In particular, he thought a proposed 30-metre setback from the coastal boundary wasn’t big enough. He noted there were no setbacks offered for other dryland habitats adjoining the irrigated areas.
An ECan panel, which granted consent, suggested a suite of conditions, including a baseline survey, follow-up surveys, a minimum of 50m setbacks in some areas – and 30m and 10m in other areas. It also wanted Wongan Hills to establish a continuous, five-metre-wide buffer of locally sourced plants, including tororaro, “to provide visual and ecological buffering”.
A cultural impact assessment was required by the Taumutu and Wairewa rūnanga. Consent conditions can be reviewed if adverse effects arise from spray irrigation drift.
Promise to re-invest profits
Thomas says Kaitorete is a “wonderful, dry environment” to winter sheep and beef cattle.
“The key driver to our land purchase down there was to get our wintering of stock out of the heavy soils in the Kaituna and Prices Valley floors, which has been a weakness of our business.”
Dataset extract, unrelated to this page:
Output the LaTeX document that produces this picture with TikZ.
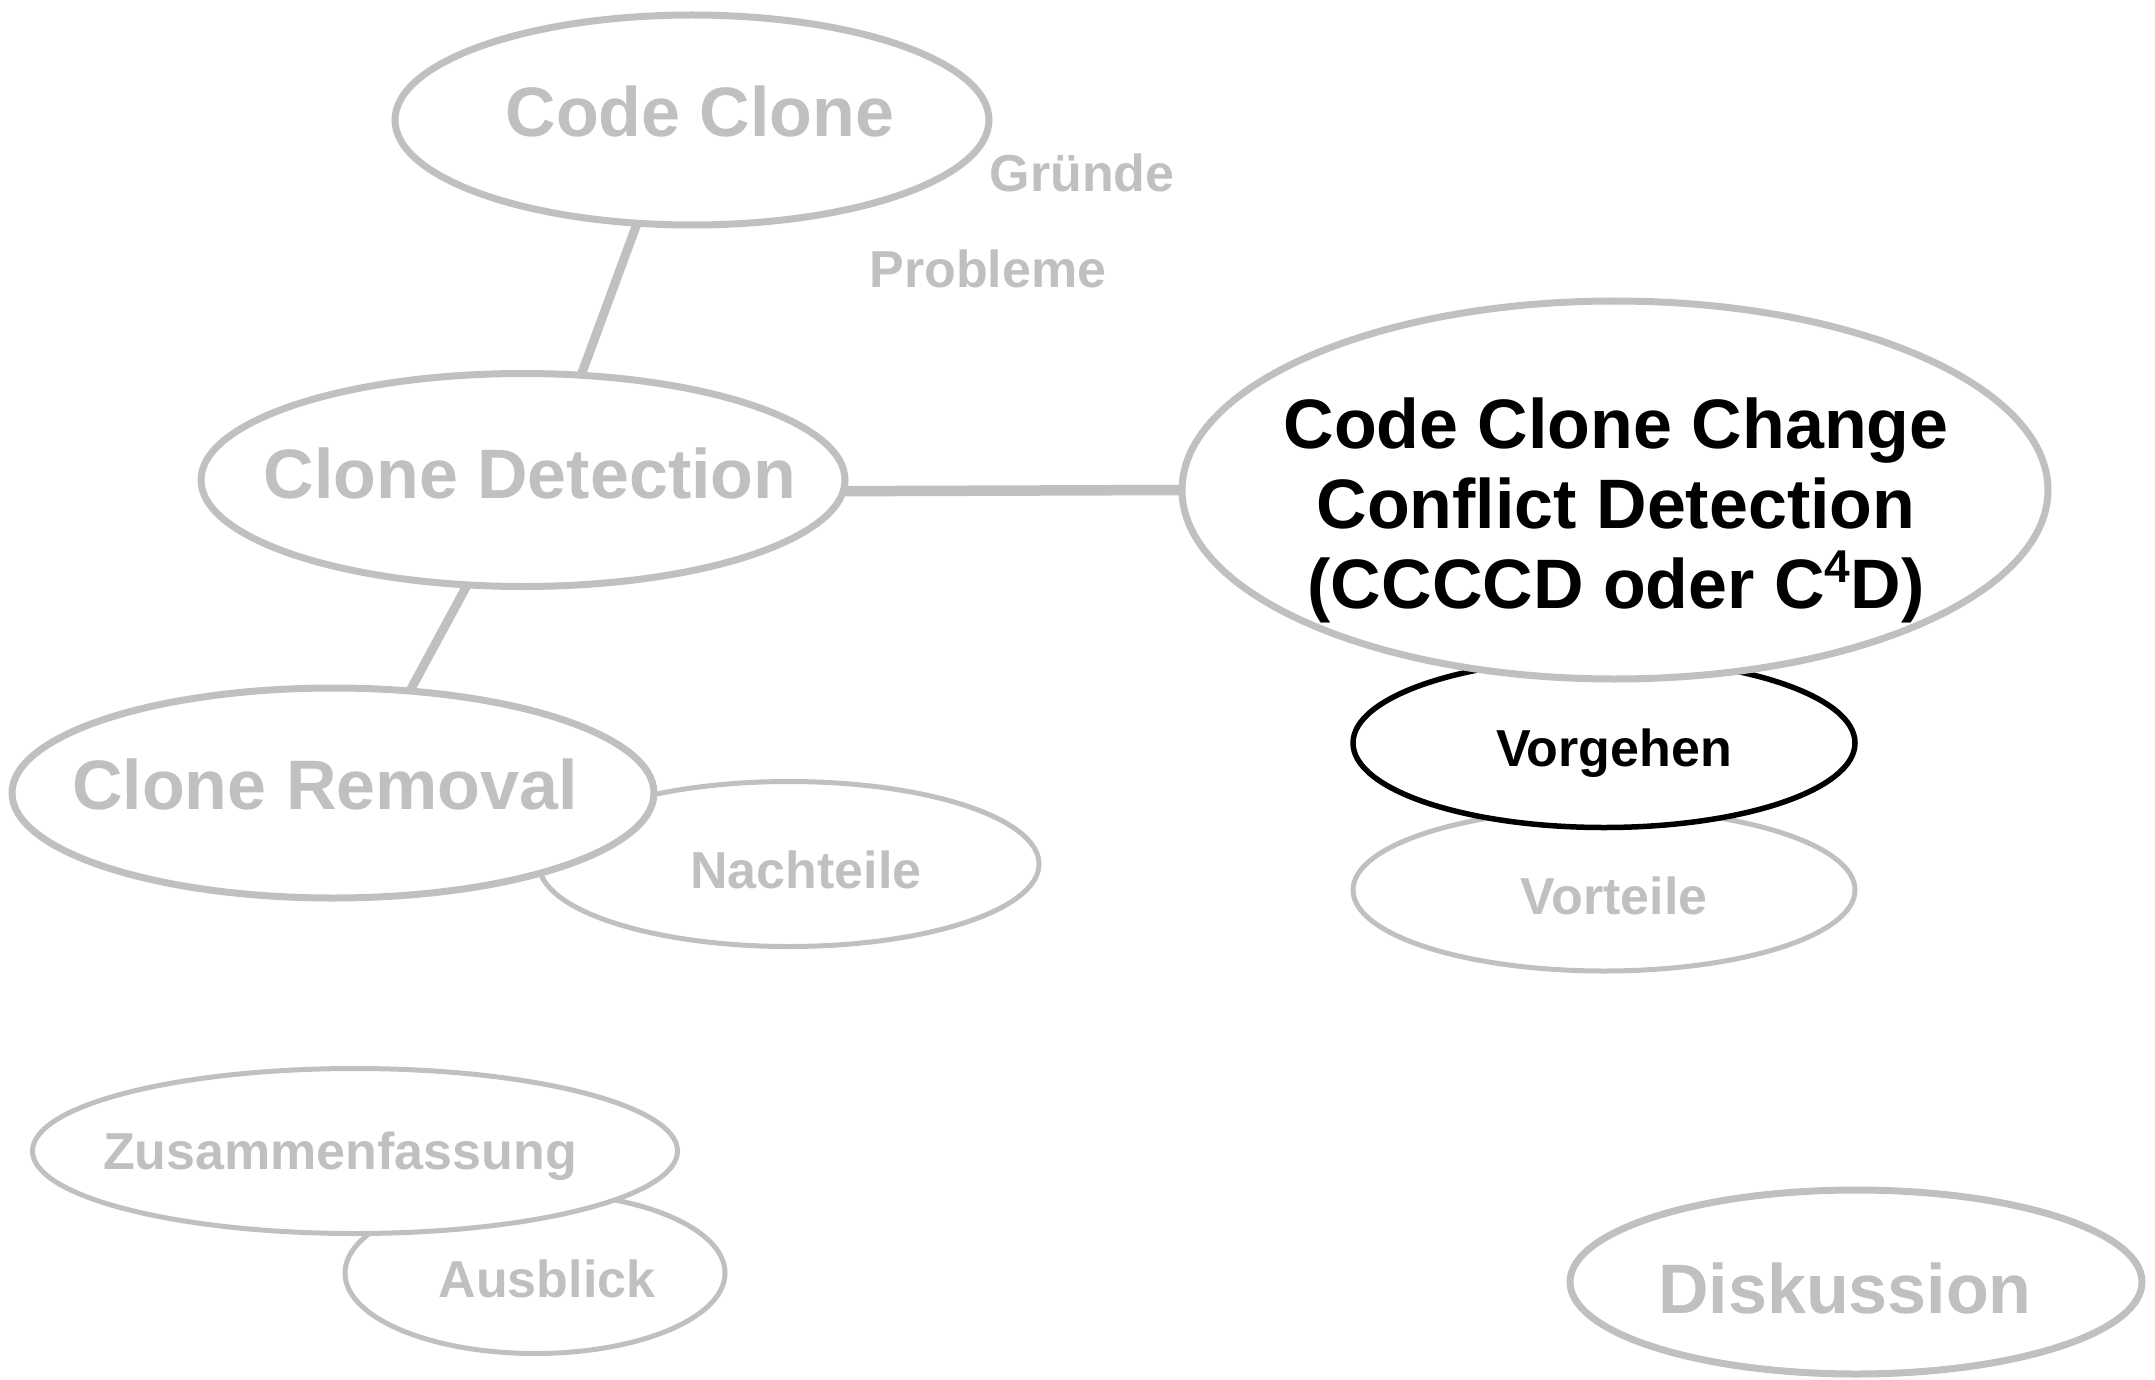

His family’s commitment to the environment includes a QEII covenant in Prices Valley established in 1987. Thomas says: “We can always do more and we will do more – our biggest challenge is remaining profitable so we can reinvest profits into fencing off more bush, planting waterways, etc, to improve biodiversity.”
Having to pay fines to ECan doesn’t help. But it’s probably a veritable drop in a paddock compared with the thousands of dollars spent on well infrastructure, pivot irrigators, and the bevy of consultants needed for consent applications.